Let $f : [0,1] \to \mathbb{R}$ be continuous. Let $a \in \mathbb{R}$ be such that $f^{-1}(\{a\})$ is of nonzero measure. Then there exists an interval $I$ such that $f|_{I} \equiv a$. I believe this statement to be true but I may be wrong.Here's how I was thinking of proving.
$\{a\}^C$ is open, so $f^{-1}(\{a\}^C)$ is open and thus can be written as a countable union of disjoint open intervals. Since complementation commutes with preimage, this means that $f^{-1}(\{a\}$ can be written as a countable intersection of closed intervals.
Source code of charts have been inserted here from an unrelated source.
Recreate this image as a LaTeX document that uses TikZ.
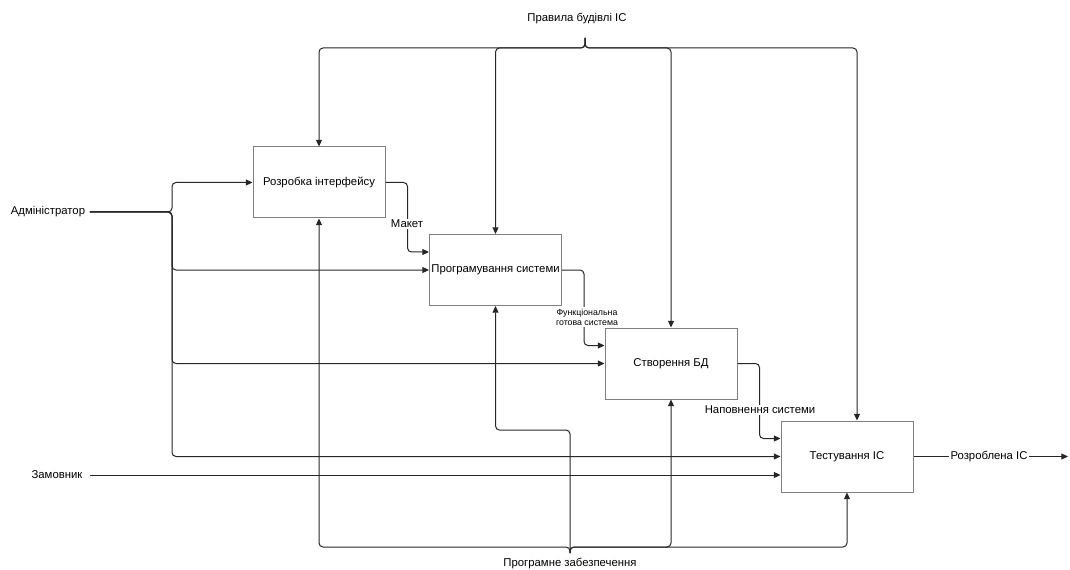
\documentclass[tikz,border=0pt]{standalone}
\usepackage{fontspec}
\setmainfont{Liberation Sans}
\usetikzlibrary{arrows.meta,calc}

\begin{document}
\begin{tikzpicture}[x=0.75pt,y=-0.75pt,
  every node/.style={font=\fontsize{8.5}{10}\selectfont},
  func/.style={draw=black!50, line width=0.75pt, fill=white, minimum width=99pt, minimum height=53.25pt, inner sep=0pt},
  flow/.style={draw=black!85, line width=0.75pt, rounded corners=3pt, -{Triangle[length=5pt,width=4.5pt]}},
  tag/.style={fill=white, inner sep=1pt},
  smalltag/.style={tag, font=\fontsize{6.6}{7.5}\selectfont, align=center}]
\useasboundingbox (0,0) rectangle (1070,570);

% functions
\node[func] (interf) at (319,182.5) {Розробка інтерфейсу};
\node[func] (prog) at (495.5,270) {Програмування системи};
\node[func] (db) at (671,363.5) {Створення БД};
\node[func] (test) at (847,456.5) {Тестування ІС};

% outer labels
\node (admin) at (48,212) {Адміністратор};
\node (client) at (57,475) {Замовник};
\node (rules) at (577,19) {Правила будівлі ІС};
\node (soft) at (570,564) {Програмне забезпечення};

\coordinate (rj) at (585,38);
\coordinate (topbar) at (585,48);
\coordinate (aj) at (172,212);
\coordinate (bj) at (570,553);
\coordinate (botbar) at (570,547);
\coordinate (swbend) at (570,430);
\coordinate (outend) at (1068,456.5);

% controls
\draw[flow] (rj) -- (topbar) -- (interf.north |- topbar) -- (interf.north);
\draw[flow] (rj) -- (topbar) -- (prog.north |- topbar) -- (prog.north);
\draw[flow] (rj) -- (topbar) -- (db.north |- topbar) -- (db.north);
\draw[flow] (rj) -- (topbar) -- ($(test.north |- topbar)+(10,0)$) -- ($(test.north)+(10,0)$);

% inputs
\draw[flow] (admin.east) -- (aj) |- (interf.west);
\draw[flow] (admin.east) -- (aj) |- (prog.west);
\draw[flow] (admin.east) -- (aj) |- (db.west);
\draw[flow] (admin.east) -- (aj) |- (test.west);
\draw[flow] ([xshift=2pt]client.east) -- (client.east -| test.west);

% mechanisms
\draw[flow] (bj) -- (botbar) -- (interf.south |- botbar) -- (interf.south);
\draw[flow] (bj) -- (swbend) -- (prog.south |- swbend) -- (prog.south);
\draw[flow] (bj) -- (botbar) -- (db.south |- botbar) -- (db.south);
\draw[flow] (bj) -- (botbar) -- (test.south |- botbar) -- (test.south);

% outputs
\draw[flow] (interf.east) -- ++(22,0) |- ($(prog.west)+(0,-18)$);
\draw[flow] (prog.east) -- ++(22,0) |- ($(db.west)+(0,-18)$);
\draw[flow] (db.east) -- ++(22,0) |- ($(test.west)+(0,-18)$);
\draw[flow] (test.east) -- (outend);

\node[tag] (maket) at (407,224) {Макет};
\node[smalltag] (ready) at (587,317) {Функціональна\\готова система};
\node[tag] (fill) at (760,410) {Наповнення системи};
\node[tag] (result) at (989,456.5) {Розроблена ІС};
\end{tikzpicture}
\end{document}
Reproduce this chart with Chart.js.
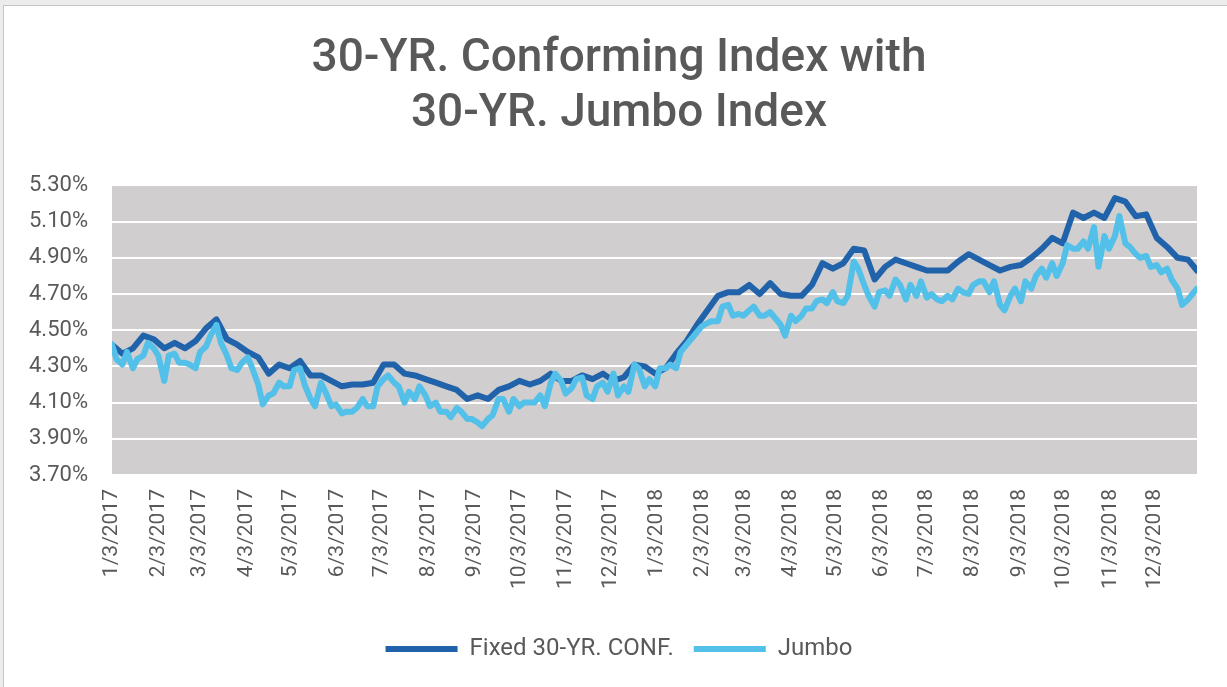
<!DOCTYPE html>
<html>
<head>
<meta charset="utf-8">
<style>
  html, body { margin: 0; padding: 0; background: #ececec; }
  #frame { position: absolute; left: 3px; top: 5px; width: 1224px; height: 682px; background: #fff;
           border-left: 1px solid #c4c4c4; border-top: 1px solid #c4c4c4; box-sizing: border-box; }
  #wrap { position: absolute; left: 0; top: 0; width: 1227px; height: 687px; }
</style>
</head>
<body>
<div id="frame"></div>
<div id="wrap"><canvas id="rateChart"></canvas></div>

<script src="https://cdn.jsdelivr.net/npm/chart.js"></script>
<script>
// conforming read weekly (Tuesdays), jumbo read twice a week (Tue/Fri), both end on 12/31/2018
function fmt(d) { return (d.getUTCMonth() + 1) + '/' + d.getUTCDate() + '/' + d.getUTCFullYear(); }
const confDates = [];
const jumboDates = [];
for (let d = new Date(Date.UTC(2017, 0, 3)); d <= new Date(Date.UTC(2018, 11, 25)); d.setUTCDate(d.getUTCDate() + 7)) {
    confDates.push(fmt(d));
    jumboDates.push(fmt(d));
    jumboDates.push(fmt(new Date(d.getTime() + 3 * 86400000)));
}
confDates.push('12/31/2018');
jumboDates.push('12/31/2018');

const confRates = [
    4.42, 4.37, 4.40, 4.47, 4.45, 4.40, 4.43, 4.40, 4.44, 4.51, 4.56, 4.45, 4.42, 4.38, 4.35, 4.26, 4.31, 4.29,
    4.33, 4.25, 4.25, 4.22, 4.19, 4.20, 4.20, 4.21, 4.31, 4.31, 4.26, 4.25, 4.23, 4.21, 4.19, 4.17, 4.12,
    4.14, 4.12, 4.17, 4.19, 4.22, 4.20, 4.22, 4.26, 4.22, 4.22, 4.25, 4.23, 4.26, 4.22, 4.24, 4.31, 4.30,
    4.26, 4.29, 4.37, 4.44, 4.53, 4.61, 4.69, 4.71, 4.71, 4.75, 4.70, 4.76, 4.70, 4.69, 4.69, 4.75, 4.87,
    4.84, 4.87, 4.95, 4.94, 4.78, 4.85, 4.89, 4.87, 4.85, 4.83, 4.83, 4.83, 4.88, 4.92, 4.89, 4.86, 4.83, 4.85,
    4.86, 4.90, 4.95, 5.01, 4.98, 5.15, 5.12, 5.15, 5.12, 5.23, 5.21, 5.13, 5.14, 5.01, 4.96, 4.90, 4.89, 4.83
];
const jumboRates = [
    4.42, 4.34, 4.31, 4.38, 4.29, 4.34, 4.36, 4.43, 4.40, 4.36, 4.22, 4.36, 4.37, 4.32, 4.32, 4.31,
    4.29, 4.38, 4.41, 4.47, 4.53, 4.43, 4.36, 4.29, 4.28, 4.32, 4.35, 4.29, 4.20, 4.09, 4.14, 4.15,
    4.21, 4.19, 4.19, 4.28, 4.29, 4.20, 4.12, 4.08, 4.21, 4.16, 4.08, 4.09, 4.04, 4.05, 4.05, 4.07,
    4.12, 4.08, 4.08, 4.19, 4.23, 4.25, 4.21, 4.19, 4.10, 4.16, 4.12, 4.19, 4.14, 4.08, 4.10, 4.05,
    4.05, 4.02, 4.07, 4.05, 4.01, 4.01, 3.99, 3.97, 4.01, 4.03, 4.12, 4.12, 4.05, 4.12, 4.08, 4.10,
    4.10, 4.10, 4.14, 4.08, 4.21, 4.26, 4.22, 4.15, 4.18, 4.23, 4.24, 4.14, 4.12, 4.19, 4.21, 4.16,
    4.26, 4.14, 4.19, 4.16, 4.31, 4.29, 4.19, 4.23, 4.19, 4.29, 4.29, 4.31, 4.29, 4.38, 4.42, 4.45,
    4.49, 4.52, 4.54, 4.55, 4.55, 4.63, 4.64, 4.58, 4.59, 4.58, 4.61, 4.63, 4.58, 4.58, 4.60, 4.57,
    4.53, 4.47, 4.58, 4.55, 4.58, 4.62, 4.62, 4.66, 4.67, 4.65, 4.71, 4.66, 4.65, 4.69, 4.88, 4.84,
    4.75, 4.69, 4.63, 4.71, 4.72, 4.69, 4.78, 4.75, 4.67, 4.75, 4.69, 4.77, 4.68, 4.70, 4.67, 4.66,
    4.69, 4.67, 4.73, 4.71, 4.70, 4.75, 4.77, 4.77, 4.71, 4.77, 4.64, 4.61, 4.69, 4.73, 4.66, 4.77,
    4.73, 4.80, 4.84, 4.79, 4.87, 4.80, 4.87, 4.97, 4.95, 4.95, 4.99, 4.95, 5.07, 4.85, 5.02, 4.95,
    5.02, 5.13, 4.98, 4.96, 4.92, 4.90, 4.91, 4.85, 4.86, 4.82, 4.84, 4.78, 4.73, 4.64, 4.67, 4.70,
    4.73
];

const xTickLabels = ['1/3/2017', '2/3/2017', '3/3/2017', '4/3/2017', '5/3/2017', '6/3/2017', '7/3/2017', '8/3/2017',
    '9/3/2017', '10/3/2017', '11/3/2017', '12/3/2017', '1/3/2018', '2/3/2018', '3/3/2018', '4/3/2018', '5/3/2018',
    '6/3/2018', '7/3/2018', '8/3/2018', '9/3/2018', '10/3/2018', '11/3/2018', '12/3/2018'];
const yTickValues = [3.7, 3.9, 4.1, 4.3, 4.5, 4.7, 4.9, 5.1, 5.3];

// days since 1/3/2017
function dayNum(s) {
    const [m, d, y] = s.split('/').map(Number);
    return (Date.UTC(y, m - 1, d) - Date.UTC(2017, 0, 3)) / 86400000;
}

const textColor = '#595959';
const plotBg = {
    id: 'plotBg',
    beforeDraw(chart) {
        const a = chart.chartArea, c = chart.ctx;
        c.save();
        c.fillStyle = '#d0cece';
        c.fillRect(a.left, a.top, a.right - a.left, a.bottom - a.top);
        c.restore();
    }
};

const ctx = document.getElementById('rateChart').getContext('2d');
const chart = new Chart(ctx, {
    type: 'line',
    data: {
        datasets: [{
            label: 'Fixed 30-YR. CONF.',
            data: confDates.map((d, i) => ({ x: dayNum(d), y: confRates[i] })),
            borderColor: '#2163aa',
            borderWidth: 6,
            borderCapStyle: 'round',
            borderJoinStyle: 'round',
            pointRadius: 0,
            tension: 0,
            order: 1
        }, {
            label: 'Jumbo',
            data: jumboDates.map((d, i) => ({ x: dayNum(d), y: jumboRates[i] })),
            borderColor: '#52c0e8',
            borderWidth: 6,
            borderCapStyle: 'round',
            borderJoinStyle: 'round',
            pointRadius: 0,
            tension: 0,
            order: 0
        }]
    },
    options: {
        responsive: true,
        maintainAspectRatio: false,
        animation: false,
        layout: { padding: { left: 41, right: 30, top: 0, bottom: 16 } },
        plugins: {
            tooltip: { enabled: false },
            title: {
                display: true,
                text: ['30-YR. Conforming Index with', '30-YR. Jumbo Index'],
                color: textColor,
                font: { family: 'Roboto', size: 46, weight: '500', lineHeight: 1.2 },
                padding: { top: 32, bottom: 43 }
            },
            legend: {
                position: 'bottom',
                labels: {
                    usePointStyle: true,
                    pointStyle: 'line',
                    pointStyleWidth: 72,
                    padding: 20,
                    color: textColor,
                    font: { family: 'Roboto', size: 24 },
                    sort: (a, b) => a.datasetIndex - b.datasetIndex
                }
            }
        },
        scales: {
            x: {
                type: 'linear',
                min: 0,
                max: dayNum('12/31/2018'),
                grid: { display: false, drawTicks: false },
                border: { display: false },
                afterBuildTicks: scale => { scale.ticks = xTickLabels.map(l => ({ value: dayNum(l) })); },
                afterFit: scale => { scale.height = 142; },
                ticks: {
                    autoSkip: false,
                    minRotation: 90,
                    maxRotation: 90,
                    padding: 14,
                    color: textColor,
                    font: { family: 'Roboto', size: 21 },
                    callback: (v, i) => xTickLabels[i]
                }
            },
            y: {
                min: 3.7,
                max: 5.3,
                afterBuildTicks: scale => { scale.ticks = yTickValues.map(v => ({ value: v })); },
                afterFit: scale => {
                    scale.width = 71;
                    // labels reach past the layout padding on the left, so don't clip them
                    scale._computeLabelArea = () => null;
                },
                grid: { color: '#ffffff', lineWidth: 2, drawTicks: false },
                border: { display: false },
                ticks: {
                    padding: 24,
                    color: textColor,
                    font: { family: 'Roboto', size: 22 },
                    callback: v => v.toFixed(2) + '%'
                }
            }
        }
    },
    plugins: [plotBg]
});
</script>
</body>
</html>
Since $f^{-1}(\{a\})$ is of nonzero measure this forces one of said closed intervals to have positive measure. By definition of preimage, the conclusion follows.
Best Answer
In fact, there is a counterexample. Hint: if $U\subset [0,1]$ is an open set containing $\mathbb{Q}\cap [0,1]$ with measure $m(U)<1$ (why does $U$ exist?), then $U^C$ has positive measure. Then, since $U^C$ is closed, the distance function $f(x):=d(x,U^C)$ is a continuous function and $f^{-1}(\{0\})= U^C$. By construction of $U$, $U^C$ cannot contain an interval. (Why not?)